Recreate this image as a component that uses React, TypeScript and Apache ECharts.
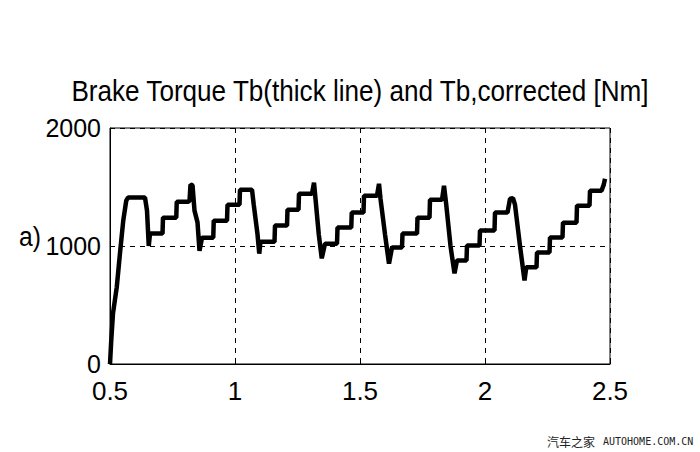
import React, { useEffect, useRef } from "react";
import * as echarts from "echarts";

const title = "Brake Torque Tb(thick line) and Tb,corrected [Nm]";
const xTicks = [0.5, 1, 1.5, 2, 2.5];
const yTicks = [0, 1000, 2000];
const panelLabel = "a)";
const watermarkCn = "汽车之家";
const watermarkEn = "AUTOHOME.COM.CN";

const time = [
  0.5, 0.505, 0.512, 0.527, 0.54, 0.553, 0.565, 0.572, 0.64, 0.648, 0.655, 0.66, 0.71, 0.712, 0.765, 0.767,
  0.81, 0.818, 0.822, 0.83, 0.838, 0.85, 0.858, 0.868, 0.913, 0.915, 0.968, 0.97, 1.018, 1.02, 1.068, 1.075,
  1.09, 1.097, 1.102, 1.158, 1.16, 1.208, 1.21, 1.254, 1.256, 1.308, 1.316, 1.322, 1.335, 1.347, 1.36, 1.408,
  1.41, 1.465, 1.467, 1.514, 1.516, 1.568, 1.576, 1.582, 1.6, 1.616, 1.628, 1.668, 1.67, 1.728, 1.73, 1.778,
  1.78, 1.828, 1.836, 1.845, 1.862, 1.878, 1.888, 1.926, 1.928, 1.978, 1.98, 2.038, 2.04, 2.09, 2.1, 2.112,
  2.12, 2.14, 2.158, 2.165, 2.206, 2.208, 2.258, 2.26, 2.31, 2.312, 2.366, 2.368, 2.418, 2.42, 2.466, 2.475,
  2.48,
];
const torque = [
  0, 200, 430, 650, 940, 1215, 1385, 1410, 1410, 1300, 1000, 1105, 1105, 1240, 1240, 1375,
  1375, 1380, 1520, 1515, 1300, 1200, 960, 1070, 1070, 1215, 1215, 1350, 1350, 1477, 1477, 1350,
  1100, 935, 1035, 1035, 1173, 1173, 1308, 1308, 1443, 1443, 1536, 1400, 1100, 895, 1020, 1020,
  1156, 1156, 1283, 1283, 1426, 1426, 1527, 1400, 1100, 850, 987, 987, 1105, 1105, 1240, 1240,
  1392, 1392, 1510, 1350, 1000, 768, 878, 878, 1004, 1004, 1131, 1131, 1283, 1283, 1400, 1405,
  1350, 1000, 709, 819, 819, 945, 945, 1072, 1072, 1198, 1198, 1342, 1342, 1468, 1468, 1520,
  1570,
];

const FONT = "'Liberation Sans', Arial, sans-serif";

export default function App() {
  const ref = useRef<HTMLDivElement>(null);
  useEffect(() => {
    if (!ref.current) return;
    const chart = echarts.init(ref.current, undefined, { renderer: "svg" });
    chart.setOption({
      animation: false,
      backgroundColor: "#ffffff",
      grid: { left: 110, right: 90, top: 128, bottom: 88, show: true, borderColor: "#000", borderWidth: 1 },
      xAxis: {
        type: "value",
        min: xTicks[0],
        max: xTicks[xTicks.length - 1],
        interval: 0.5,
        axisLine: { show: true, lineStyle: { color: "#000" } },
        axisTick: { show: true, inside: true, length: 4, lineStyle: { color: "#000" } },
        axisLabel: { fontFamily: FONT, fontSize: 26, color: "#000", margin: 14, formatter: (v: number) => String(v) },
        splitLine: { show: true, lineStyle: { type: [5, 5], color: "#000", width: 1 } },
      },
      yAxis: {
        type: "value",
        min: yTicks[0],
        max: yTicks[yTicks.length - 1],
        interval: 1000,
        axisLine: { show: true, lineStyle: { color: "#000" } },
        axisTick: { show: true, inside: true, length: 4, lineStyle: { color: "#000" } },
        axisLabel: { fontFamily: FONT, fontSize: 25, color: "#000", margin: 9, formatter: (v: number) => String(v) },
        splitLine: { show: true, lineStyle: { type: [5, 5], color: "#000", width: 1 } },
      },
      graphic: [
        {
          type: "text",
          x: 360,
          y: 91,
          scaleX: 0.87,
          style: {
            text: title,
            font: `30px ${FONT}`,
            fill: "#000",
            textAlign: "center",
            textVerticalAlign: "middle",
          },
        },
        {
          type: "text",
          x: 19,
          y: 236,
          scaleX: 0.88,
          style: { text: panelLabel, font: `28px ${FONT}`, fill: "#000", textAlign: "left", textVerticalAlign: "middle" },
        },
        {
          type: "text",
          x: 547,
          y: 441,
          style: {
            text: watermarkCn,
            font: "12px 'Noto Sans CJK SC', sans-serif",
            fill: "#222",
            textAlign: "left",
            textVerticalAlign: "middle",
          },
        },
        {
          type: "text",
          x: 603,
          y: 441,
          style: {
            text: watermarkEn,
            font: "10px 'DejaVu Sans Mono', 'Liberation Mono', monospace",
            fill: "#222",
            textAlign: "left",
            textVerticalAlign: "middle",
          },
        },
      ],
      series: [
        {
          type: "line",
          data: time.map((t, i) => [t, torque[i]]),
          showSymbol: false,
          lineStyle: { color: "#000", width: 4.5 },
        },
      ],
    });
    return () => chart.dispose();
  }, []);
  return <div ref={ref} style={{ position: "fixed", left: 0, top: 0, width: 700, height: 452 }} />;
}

▸ WHAT TO DO: Only lines that contain the word "React" are wanted; copy each of them.

▸ FINISHED ANSWER:
Recreate this image as a component that uses React, TypeScript and Apache ECharts.
import React, { useEffect, useRef } from "react";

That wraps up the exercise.